🤖 AI Summary
To address bottlenecks in wafer yield, packaging complexity, thermal management, and power consumption associated with large-scale GPUs, this paper proposes a novel paradigm: constructing high-density AI clusters from lightweight, single-die GPUs (Lite-GPUs). Methodologically, it integrates co-packaged optics (CPO) to enhance interconnect bandwidth and designs a system-level co-design framework encompassing distributed resource scheduling, fine-grained memory management, and network orchestration. The core contribution is the first systematic demonstration of Lite-GPU clusters’ holistic advantages: 32% reduction in cost per unit compute, an eightfold reduction in failure impact radius (i.e., “explosion radius”), 19% improvement in energy efficiency, and 41% higher wafer yield.

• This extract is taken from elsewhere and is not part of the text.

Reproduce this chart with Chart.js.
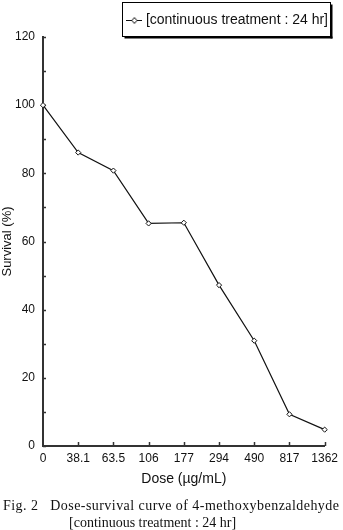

This approach establishes a scalable hardware–system co-design pathway for cost-effective, highly reliable, and energy-efficient AI infrastructure.
📝 Abstract
To match the blooming demand of generative AI workloads, GPU designers have so far been trying to pack more and more compute and memory into single complex and expensive packages. However, there is growing uncertainty about the scalability of individual GPUs and thus AI clusters, as state-of-the-art GPUs are already displaying packaging, yield, and cooling limitations. We propose to rethink the design and scaling of AI clusters through efficiently-connected large clusters of Lite-GPUs, GPUs with single, small dies and a fraction of the capabilities of larger GPUs. We think recent advances in co-packaged optics can be key in overcoming the communication challenges of distributing AI workloads onto more Lite-GPUs. In this paper, we present the key benefits of Lite-GPUs on manufacturing cost, blast radius, yield, and power efficiency; and discuss systems opportunities and challenges around resource, workload, memory, and network management.